2 The current definition of "employee" was added to the LHWCA when the Act was amended in 1972. See Director, OWCP v. Perini North River Assocs., 459 U.S. 297, 313 (1983). At the time the 1972 amendments were passed, workers injured upon navigable waters in the course of their employment were generally covered by the Act regardless of the nature of their duties. See id. at 311-312. The Court in Perini concluded that the 1972 amendments should not be construed "to withdraw coverage of the LHWCA from those workers injured on navigable waters in the course of their employment, and who would have been covered by the Act before 1972." Id. at 315. It therefore held that "when a worker is injured on the actual navigable waters in the course of his employment on those waters, he satisfies the status requirement in [33 U.S.C. 902(3)], and is covered under the LHWCA, providing, of course, that he is the employee of a statutory 'employer,' and is not excluded by any other provision of the Act." Id. at 324.

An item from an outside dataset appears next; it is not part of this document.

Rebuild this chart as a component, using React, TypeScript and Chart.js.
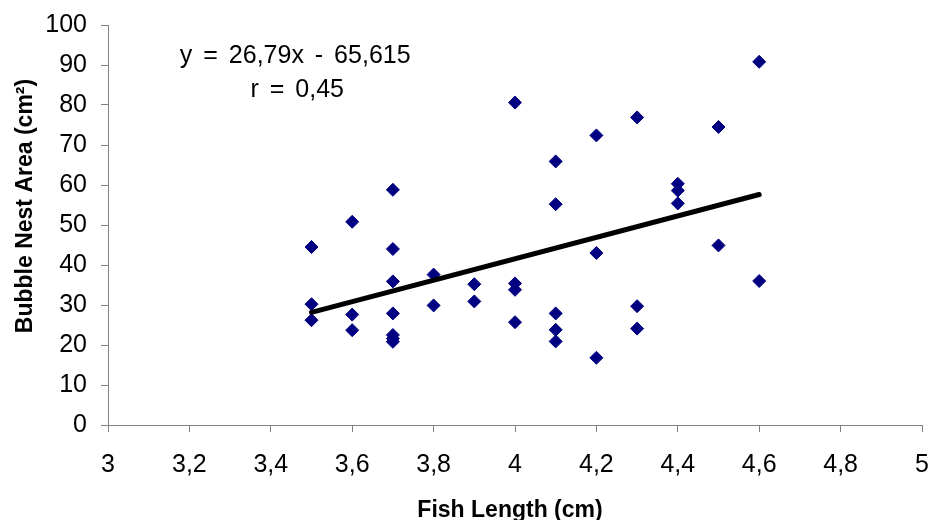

3 Petitioner asserts (Pet. 11 n.5) that the Director's construction of the term "harbor-worker" is entitled to no deference because it concerns the agency's "interpretation of its own jurisdiction." That argument is without merit. "[I]t is settled law that the rule of deference applies even to an agency's interpretation of its own statutory authority or jurisdiction." Mississippi Power & Light Co. v. Mississippi ex rel. Moore, 487 U.S. 354, 381 (1988) (Scalia, J., concurring) (collecting cases); see also Dole v. United Steelworkers, 494 U.S. 26, 54-55 (1990) (White, J., dissenting) (collecting cases); Pet. App. 10a n.2. Adams Fruit Co. v. Barrett, 494 U.S. 638, 649-650 (1990), on which petitioner relies (see Pet. 11 n.5), held only that an administrative agency is not entitled to deference regarding the contours of a private right of action in the federal courts. It is far from clear, in any event, that the interpretive question posed by this case is properly characterized as implicating the Director's "jurisdiction." Whether respondent Fleischmann is a "harbor-worker" may determine his right to compensation, but it does not affect the Department of Labor's obligation to adjudicate his claim. Cf. Mississippi Power & Light, 487 U.S. at 381 (Scalia, J., concurring) ("there is no discernible line between an agency's exceeding its authority and an agency's exceeding authorized application of its authority").
4 The court of appeals in the instant case explained that "[a]n employee can establish coverage under § 902(3) either by referring to his or her overall duties or to the particular project the employee was engaged in at the time of injury." Pet. App. 11a. The court decided this case on the former ground. See id. at 11a-12a. The court also noted, however, that the activities leading directly to Fleischmann's injury had signifi-cant links to shipping and navigation. See id. at 12a n.3.
5 The court in Brooker reserved the question whether a "pier" must be "customarily used in loading, unloading, repairing, dismantling, or building a vessel" in order to qualify as a covered situs under the LHWCA. See 133 F.3d at 1394.
6 We also note that the result in the instant case might not change even if the bulkhead was determined not to be a "pier." See C.A. App. A124-A125 (Director's argument to the Board that the bulkhead was part of an area adjoining navigable waters that was used for loading and unloading construction materials).